Not Yoko Ono
I am an arrogant little butterfly with every color provided by makeup slapped half-hazzardly across my face. I buy enough product to moisturize the desert. I am hoping that one day, trees will actually spring forth from my skin from all the moisture I give it. I remember hearing a comic that procalimed women were from another planet, only here to suck all of the moisture out of the world. It was funny, but blatantly true.
I had a stange dream last night, that found me in a music studio, in a "Yoko Ono" type situation. It was odd, and all I really remember of it, is standing up and screaming, "I don't want to be Yoko Ono. No girl wants to be Yoko Ono." You can feel free to figure that one out.

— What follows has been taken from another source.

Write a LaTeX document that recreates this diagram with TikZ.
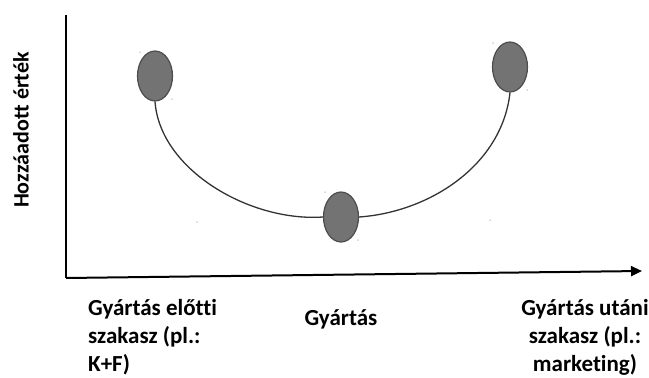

Before I leave for the job, I have nothing to do. I have read more books in the last 6 months, than most people read in thier life. I recommend Shadow of the Wind and Broken for You. I do have my sister's baby shower to attend on the 9th. I still can't wrap my head around my rowdy sister being a mom, but that belly of hers, forces me to realize that there is a baby in there, and it's going to be coming out. A nice little niece named Alexis who will be called Lexi. What a pornstar name that is!
I leave the day after the baby shower, go to Lubbock, than Dallas, and from there, I travel non-stop until at least July. My god, I can't wait to begin. I have sucked all of the moisture out of San Angelo and it's time to search other fountains.